The funny thing was that index2.php had absolutely NO inbound links pointing to it, yet there it was in Google's cache, bright as daylight! Because this page was an EXACT copy of my homepage (except for the file name), I was sure that I had found the problem. Google probably saw index.php and index2.php as being duplicates and somehow chose to keep index2.php! I went to the URL submission tool in Google Sitemaps and requested for index2.php to be removed.
I couldn't remove my RSS feed file because many new aggregators were using this feed and to remove it would just cause too much headaches. I decided to block Googlebot from crawling the folder where this file was stored (something I should have done from the very start) and changed the title and description within the page. I then requested for the URL of this file to be removed as well. I had to wait about 3 days, but both URLs were finally removed.
Another 3 days later, I found my site back in the serps again, albeit ranking one position lower. Heck I couldn't care less. I was BACK! The best part was that traffic picked up again and earnings from every revenue source was back at their levels just before this mess started.
I did some searching and found that Googlebot DOES sometimes crawl pages that have NO inbound links to it. And as was my case, these crawled pages remain in Google's cache for about two to three weeks before being purged. I learned that there are a number of possible (read that as "unproven") ways that Google finds pages with no inbound links to it :
- The URL appears as a referrer in a pubic referrer log, or trackbacks, etc.
- Google crawls ISP logs
- The Google Toolbar (with Pagerank display enabled) reports the existence of the URL to Google
- Somebody submits the URL to Google using their Add URL form
There is also an answer in the Information for Webmaster about how Google crawls pages in our "secret server".
After that incident, I did a major cleanup of my files and deleted every duplicate page that I had created for testing. I also checked every page for duplicate titles and/or descriptions.
Lesson learnt, and not to be forgotten - clean up after yourself. It's easy to copy a page and do our testing on it, thinking that Googlebot doesn't see it, but it DOES! Don't leave duplicate files on your server even if there are NO inbound links pointing to it and ALWAYS make sure EVERY page has a unique title and description.
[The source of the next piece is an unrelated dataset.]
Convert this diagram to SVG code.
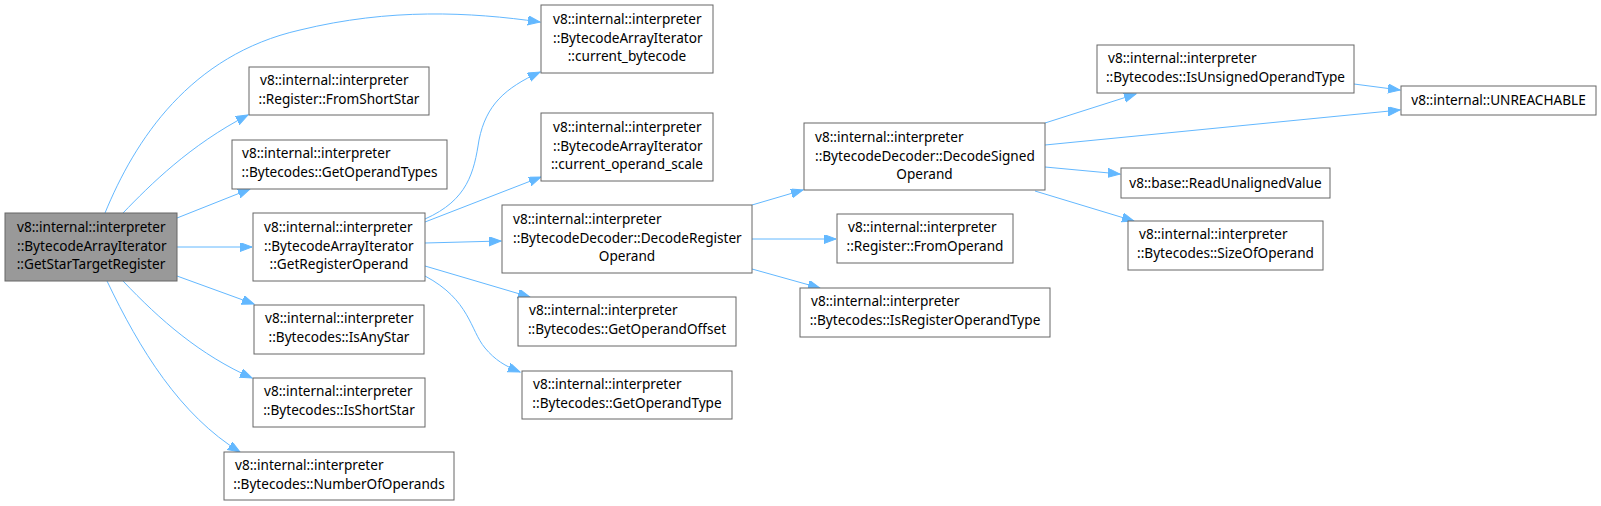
<svg xmlns="http://www.w3.org/2000/svg" width="1601" height="506" viewBox="0 0 1601 506">
<style>
.n rect{fill:#ffffff;stroke:#666666;stroke-width:1}
.m rect{fill:#999999;stroke:#666666;stroke-width:1}
text{font-family:"Noto Sans","DejaVu Sans",sans-serif;font-size:13.6px;fill:#000000}
.s{text-anchor:start}
.c{text-anchor:middle}
.e path{fill:none;stroke:#63b8ff;stroke-width:1;marker-end:url(#ah)}
</style>
<defs>
<marker id="ah" markerUnits="userSpaceOnUse" markerWidth="14" markerHeight="10" refX="12" refY="4.5" orient="auto">
<path d="M0,0 L12,4.5 L0,9 z" fill="#63b8ff" stroke="#63b8ff" stroke-width="1"/>
</marker>
</defs>
<rect width="1601" height="506" fill="#ffffff"/>
<g id="edges" class="e">
<path d="M105,213 C135,140 190,55 300,30 C390,8 470,12 540,22"/>
<path d="M123,213 C150,185 190,145 248,115"/>
<path d="M177,218 L250,189"/>
<path d="M177,247 L252,247"/>
<path d="M177,276 L254,304"/>
<path d="M123,281 C160,320 200,355 252,378"/>
<path d="M107,281 C140,350 180,415 240,452"/>
<path d="M425,219 C468,200 474,172 479,140 C486,105 505,88 540,72"/>
<path d="M425,222 L541,177"/>
<path d="M425,243 L501,241"/>
<path d="M425,266 L530,297"/>
<path d="M425,276 C470,300 470,330 485,348 C495,360 505,366 520,372"/>
<path d="M752,205 L803,190"/>
<path d="M752,239 L836,239"/>
<path d="M752,269 L820,288"/>
<path d="M1045,123 L1136,94"/>
<path d="M1045,145 L1400,110"/>
<path d="M1045,167 L1120,174"/>
<path d="M1035,191 L1134,221"/>
<path d="M1354,84 L1400,90"/>
</g>
<g id="n0" class="m"><rect x="5" y="213" width="172" height="68"/>
<text class="s" x="17" y="232">v8::internal::interpreter</text><text class="s" x="17" y="250.5">::BytecodeArrayIterator</text><text class="c" x="91" y="269">::GetStarTargetRegister</text></g>
<g id="n1" class="n"><rect x="541" y="5" width="172" height="68"/>
<text class="s" x="553" y="24">v8::internal::interpreter</text><text class="s" x="553" y="42.5">::BytecodeArrayIterator</text><text class="c" x="627" y="61">::current_bytecode</text></g>
<g id="n2" class="n"><rect x="249" y="67" width="180" height="48"/>
<text class="s" x="260" y="85">v8::internal::interpreter</text><text class="c" x="339" y="103.5">::Register::FromShortStar</text></g>
<g id="n3" class="n"><rect x="232" y="140" width="215" height="49"/>
<text class="s" x="242" y="158">v8::internal::interpreter</text><text class="c" x="339.5" y="176.5">::Bytecodes::GetOperandTypes</text></g>
<g id="n4" class="n"><rect x="253" y="213" width="172" height="68"/>
<text class="s" x="264" y="232">v8::internal::interpreter</text><text class="s" x="264" y="250.5">::BytecodeArrayIterator</text><text class="c" x="339" y="269">::GetRegisterOperand</text></g>
<g id="n5" class="n"><rect x="254" y="305" width="170" height="49"/>
<text class="s" x="265" y="323">v8::internal::interpreter</text><text class="c" x="339" y="341.5">::Bytecodes::IsAnyStar</text></g>
<g id="n6" class="n"><rect x="253" y="378" width="172" height="49"/>
<text class="s" x="264" y="396">v8::internal::interpreter</text><text class="c" x="339" y="414.5">::Bytecodes::IsShortStar</text></g>
<g id="n7" class="n"><rect x="224" y="452" width="230" height="48"/>
<text class="s" x="235" y="470">v8::internal::interpreter</text><text class="c" x="339" y="488.5">::Bytecodes::NumberOfOperands</text></g>
<g id="n8" class="n"><rect x="541" y="113" width="172" height="68"/>
<text class="s" x="553" y="132">v8::internal::interpreter</text><text class="s" x="553" y="150.5">::BytecodeArrayIterator</text><text class="c" x="627" y="169">::current_operand_scale</text></g>
<g id="n9" class="n"><rect x="502" y="205" width="250" height="68"/>
<text class="s" x="513" y="224">v8::internal::interpreter</text><text class="s" x="513" y="242.5">::BytecodeDecoder::DecodeRegister</text><text class="c" x="627" y="261">Operand</text></g>
<g id="n10" class="n"><rect x="518" y="297" width="218" height="49"/>
<text class="s" x="529" y="315">v8::internal::interpreter</text><text class="c" x="627" y="333.5">::Bytecodes::GetOperandOffset</text></g>
<g id="n11" class="n"><rect x="522" y="371" width="210" height="48"/>
<text class="s" x="533" y="389">v8::internal::interpreter</text><text class="c" x="627" y="407.5">::Bytecodes::GetOperandType</text></g>
<g id="n12" class="n"><rect x="804" y="123" width="241" height="67"/>
<text class="s" x="815" y="142">v8::internal::interpreter</text><text class="s" x="815" y="160.5">::BytecodeDecoder::DecodeSigned</text><text class="c" x="924.5" y="179">Operand</text></g>
<g id="n13" class="n"><rect x="837" y="214" width="176" height="49"/>
<text class="s" x="848" y="232">v8::internal::interpreter</text><text class="c" x="925" y="250.5">::Register::FromOperand</text></g>
<g id="n14" class="n"><rect x="800" y="288" width="250" height="49"/>
<text class="s" x="811" y="306">v8::internal::interpreter</text><text class="c" x="925" y="324.5">::Bytecodes::IsRegisterOperandType</text></g>
<g id="n15" class="n"><rect x="1097" y="45" width="257" height="48"/>
<text class="s" x="1108" y="63">v8::internal::interpreter</text><text class="c" x="1225.5" y="81.5">::Bytecodes::IsUnsignedOperandType</text></g>
<g id="n16" class="n"><rect x="1401" y="86" width="195" height="29"/>
<text class="c" x="1498.5" y="104.5">v8::internal::UNREACHABLE</text></g>
<g id="n17" class="n"><rect x="1121" y="168" width="209" height="30"/>
<text class="c" x="1225.5" y="187.5">v8::base::ReadUnalignedValue</text></g>
<g id="n18" class="n"><rect x="1128" y="221" width="195" height="49"/>
<text class="s" x="1139" y="239">v8::internal::interpreter</text><text class="c" x="1225.5" y="257.5">::Bytecodes::SizeOfOperand</text></g>
</svg>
Hope this post will help someone, someday, somewhere...











Hi andrew, does the duplicate content make ur site that bad? As a webmaster, we always forgot some duplicate files. So, how is ur site rankign now? still #1? which keyword u search?
Hi Poh Ee... I thought duplicate files (even under a different name) were harmless, but apparently not. I have sinced cleaned my server of EVERY duplicate file. Now I also remove any file I use for testing as soon as I'm done.
Btw. Sorry for the late reply... I was away for a long time on my other business
Thanks Andrew, I have some cleaning up to do. My traffic stopped about 4 hours after I noticed Google had started indexing my new content and adding it to the search results.
My site, DressCodeGuide.com does indeed have some test pages hidden away exactly as you describe, and what's more many of the real pages are very similar, and at the time, had a standard page title and description etc.
U r a life saver. I thought I was gonna have to get a proper job (not that I'm making enough to live on yet but I lost all hope when traffic fell),
Matt.
Glad to help Matt. Time is my biggest foe. If not, I would post EVERY mistake I've ever made and how I sort of solved them - which would probably fill quite a few reams of paper. EVery mistake we make and learn from eventually becomes a blessing to someone else ; - )
Sorry, the link above is broken, the web site is at DressCodeGuide.